Author Leslie Cecil explores the boundaries created in art, the human body, social policy, and other non-traditional borders in Latin American culture. In chapter 8, titled “Cruel Beauty, Precarious Breath; Visualizing the U.S- Mexico Border,” she touches on Jacalyn Lopez Garcia’s work, and how it depicts the border as a place of everlasting development and cruel reality. Cecil expands on Garcia’s use of dark irony in her work, which further helps portray the struggles that the Chicanx community experiences in modern day America. Corporate greed and the divisions economic institutions have created make it hard for the Chicanx community to see the opportunity everyone speaks of in America.

3. “UC Riverside Art Major Explores the Boundaries of the World Wide Web.” Inland Empire Hispanic News, 10th ed., 14 May 1997, https://core.ac.uk/download/pdf/55333994.pdfp. 132.

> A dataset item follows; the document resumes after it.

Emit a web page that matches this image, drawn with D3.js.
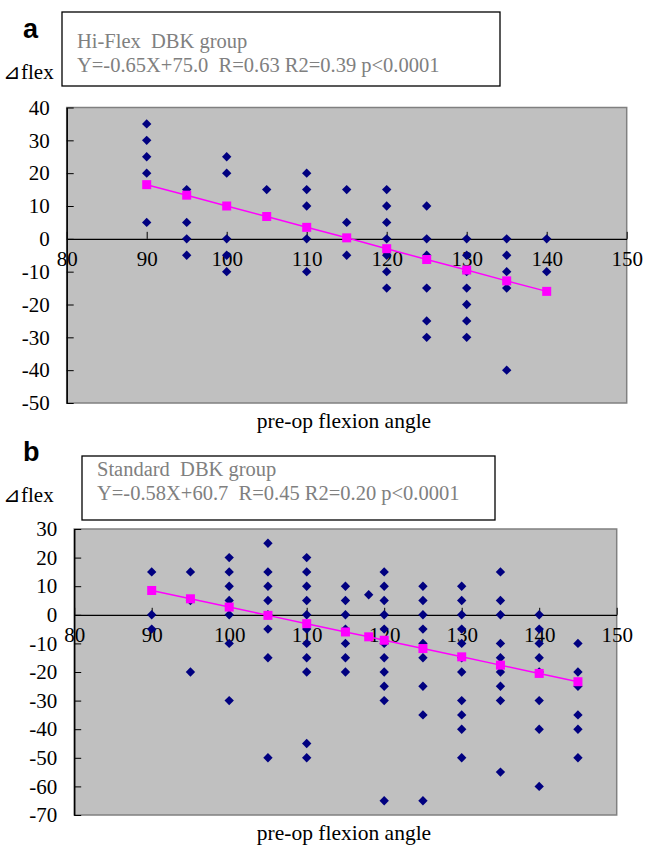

This newspaper article gives an inside look into Jacalyn Lopez Garcia’s academic accomplishments and career. By reading this article, we can find that she was a multitalented and well-rounded young woman, who has more passions than art alone. This article also highlights the anticipation that built before her popular “Glass Houses” immersive web experience was released. Along with this website, her other art pieces have rightfully been displayed in well-known museums. The fact that this article dedicated the front page to her unreleased art shows that she was able to gain an audience and raise awareness for the struggles of Chicana artists, despite the struggles she faced along the way.